### Task description
From the listing below, copy every line with the word "diagram".

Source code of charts
((
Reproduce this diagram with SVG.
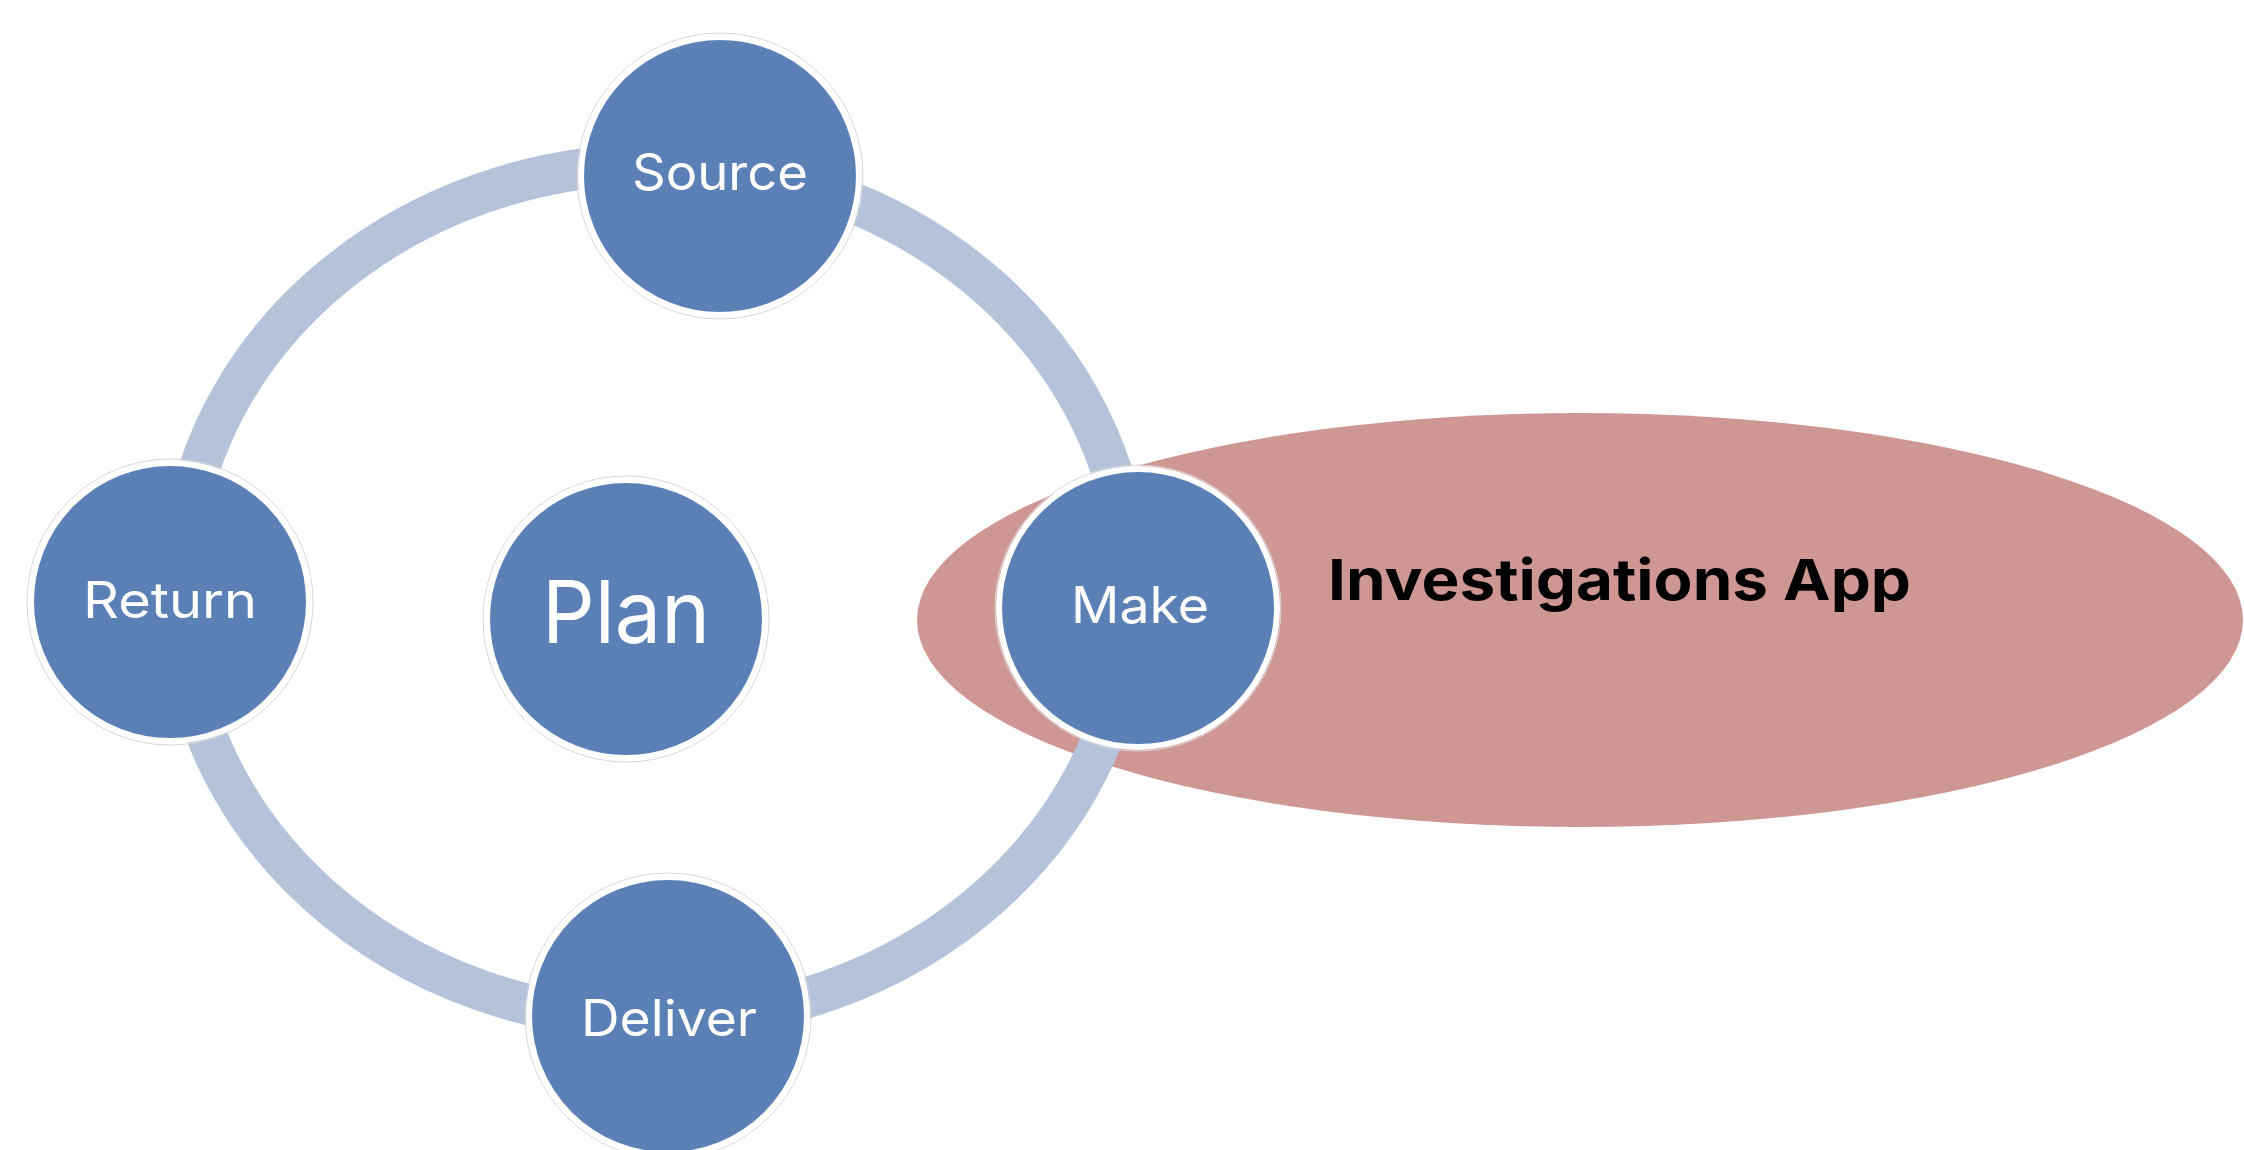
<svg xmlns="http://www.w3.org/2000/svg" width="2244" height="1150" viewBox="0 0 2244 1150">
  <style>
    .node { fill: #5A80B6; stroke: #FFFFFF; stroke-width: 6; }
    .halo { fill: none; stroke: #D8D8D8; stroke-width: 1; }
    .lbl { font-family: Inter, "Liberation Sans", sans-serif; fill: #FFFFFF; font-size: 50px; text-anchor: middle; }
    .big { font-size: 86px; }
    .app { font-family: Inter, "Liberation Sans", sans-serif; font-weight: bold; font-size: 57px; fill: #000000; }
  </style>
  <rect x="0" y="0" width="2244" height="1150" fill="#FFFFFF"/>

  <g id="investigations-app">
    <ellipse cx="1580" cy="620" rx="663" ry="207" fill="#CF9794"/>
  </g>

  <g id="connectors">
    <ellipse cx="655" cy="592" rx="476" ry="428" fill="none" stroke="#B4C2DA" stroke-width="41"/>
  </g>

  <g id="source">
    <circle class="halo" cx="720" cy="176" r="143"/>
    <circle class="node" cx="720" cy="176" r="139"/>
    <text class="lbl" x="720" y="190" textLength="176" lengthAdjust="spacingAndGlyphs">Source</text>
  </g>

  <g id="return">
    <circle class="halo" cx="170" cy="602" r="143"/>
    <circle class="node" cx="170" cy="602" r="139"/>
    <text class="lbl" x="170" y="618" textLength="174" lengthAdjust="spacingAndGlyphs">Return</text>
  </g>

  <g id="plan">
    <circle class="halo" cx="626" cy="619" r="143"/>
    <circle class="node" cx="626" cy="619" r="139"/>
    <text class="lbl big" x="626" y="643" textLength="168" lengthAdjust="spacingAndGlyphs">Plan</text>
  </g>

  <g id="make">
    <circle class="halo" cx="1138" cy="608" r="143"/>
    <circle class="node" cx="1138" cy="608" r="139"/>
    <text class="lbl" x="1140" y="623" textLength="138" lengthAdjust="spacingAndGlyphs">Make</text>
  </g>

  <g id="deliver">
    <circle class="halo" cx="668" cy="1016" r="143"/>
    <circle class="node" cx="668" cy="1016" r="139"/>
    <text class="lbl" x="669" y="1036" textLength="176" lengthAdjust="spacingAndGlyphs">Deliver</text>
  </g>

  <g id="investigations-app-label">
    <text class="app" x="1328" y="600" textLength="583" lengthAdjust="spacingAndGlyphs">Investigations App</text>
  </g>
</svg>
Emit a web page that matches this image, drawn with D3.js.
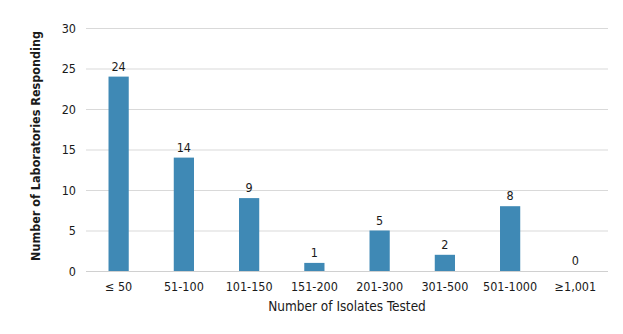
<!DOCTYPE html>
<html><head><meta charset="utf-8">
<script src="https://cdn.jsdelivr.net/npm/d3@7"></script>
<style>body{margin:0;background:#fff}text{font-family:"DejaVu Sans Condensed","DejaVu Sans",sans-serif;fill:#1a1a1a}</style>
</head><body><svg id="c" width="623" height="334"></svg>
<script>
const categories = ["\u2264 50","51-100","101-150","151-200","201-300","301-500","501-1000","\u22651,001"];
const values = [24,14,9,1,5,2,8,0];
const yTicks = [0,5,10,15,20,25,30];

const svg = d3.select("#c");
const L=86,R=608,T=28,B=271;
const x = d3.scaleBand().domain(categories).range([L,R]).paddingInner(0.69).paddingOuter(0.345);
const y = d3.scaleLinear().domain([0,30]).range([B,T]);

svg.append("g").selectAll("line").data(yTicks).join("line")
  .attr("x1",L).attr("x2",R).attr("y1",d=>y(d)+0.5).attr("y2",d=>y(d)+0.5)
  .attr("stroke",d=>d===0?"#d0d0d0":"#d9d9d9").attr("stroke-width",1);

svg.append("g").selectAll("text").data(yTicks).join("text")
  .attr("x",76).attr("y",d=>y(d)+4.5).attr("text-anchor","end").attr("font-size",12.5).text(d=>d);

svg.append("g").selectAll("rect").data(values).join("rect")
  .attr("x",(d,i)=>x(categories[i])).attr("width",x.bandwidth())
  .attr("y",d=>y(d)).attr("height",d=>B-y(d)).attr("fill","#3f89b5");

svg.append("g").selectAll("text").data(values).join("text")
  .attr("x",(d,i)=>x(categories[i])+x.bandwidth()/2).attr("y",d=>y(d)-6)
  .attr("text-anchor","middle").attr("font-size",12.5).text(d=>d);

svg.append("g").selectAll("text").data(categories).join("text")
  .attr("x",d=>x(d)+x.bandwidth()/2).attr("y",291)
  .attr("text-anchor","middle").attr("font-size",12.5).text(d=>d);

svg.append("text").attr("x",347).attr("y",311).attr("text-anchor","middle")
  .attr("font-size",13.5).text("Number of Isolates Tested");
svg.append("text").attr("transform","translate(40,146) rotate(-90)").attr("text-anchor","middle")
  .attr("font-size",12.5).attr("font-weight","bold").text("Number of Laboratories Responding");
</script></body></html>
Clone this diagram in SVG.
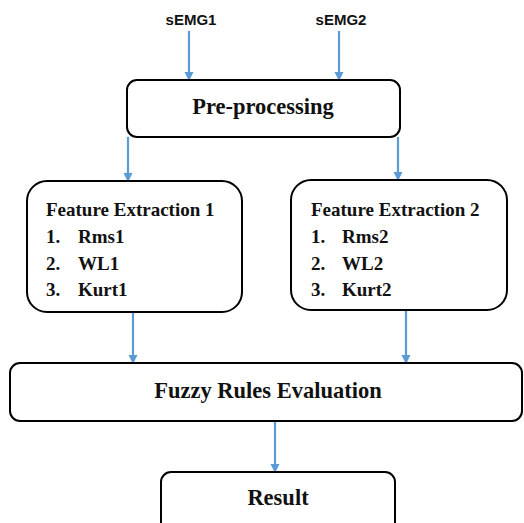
))
### Worked answer
Reproduce this diagram with SVG.
Clone this diagram in SVG.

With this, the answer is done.